I was wondering, why? Why would someone use so many words to say so little? Then, I realized, “Hey! This is a form letter. Just a really long and tedious one!” It certainly made no specific references to my work. (How could it? I only sent 10 pages!) It just droned on and on and on, hitting the same points over and over. (Just the way writers aren’t supposed to.) But the bottom line was the same: we don’t want it.

But, wait–here’s the best part. The footnote! It actually mentioned a writer’s conference put on by the agency’s founders. Not to mention the books one of them wrote about–what else?–finding an agent.

Okay, then–just so I’m clear on this–you guys turn me down without looking at my full manuscript in what may be the most bullsh*t-filled wordiest rejection I’ve ever seen, and you expect me to jump on a plane and come to your conference or buy your books??? Ha. Ha ha! Hahahahahahaahaha!!!!!!!

I think not.

Look, I understand you guys are busy and have to make tough calls on this stuff. (Really! I sympathize! I was a judge for the Shamus Award for short stories one year. I know it’s tough to pick a winner. And I know how subjective such judgments are.) And I’m sure you’re overwhelmed with submissions. (Again, did the Shamus judge thing. So I know what you go through must be even worse.)
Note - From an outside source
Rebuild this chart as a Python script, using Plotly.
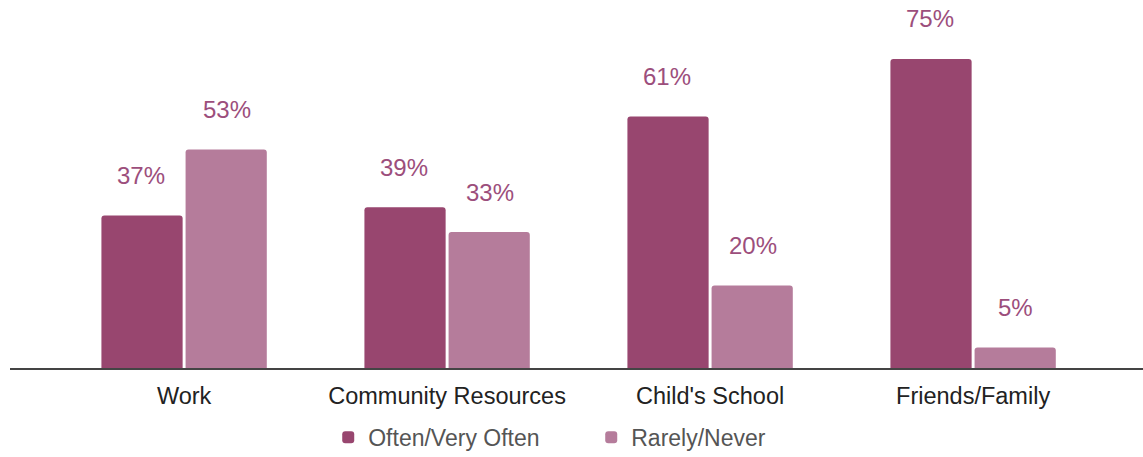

But, please–if you’re going to reject me after seeing just a synopsis and 10 pages, make it quick and painless, okay? Don’t bullsh*t a bullsh*tter.

I’m fine with lines like “does not meet our needs.” I’ve grown accustomed to quick and impersonal dismissals in the early rounds. Just getting any response is better than getting none at all (which, unfortunately, is too often the case).

Just do me a favor. If you’re going to turn me down so quickly, don’t insult my intelligence by pretending to give a damn.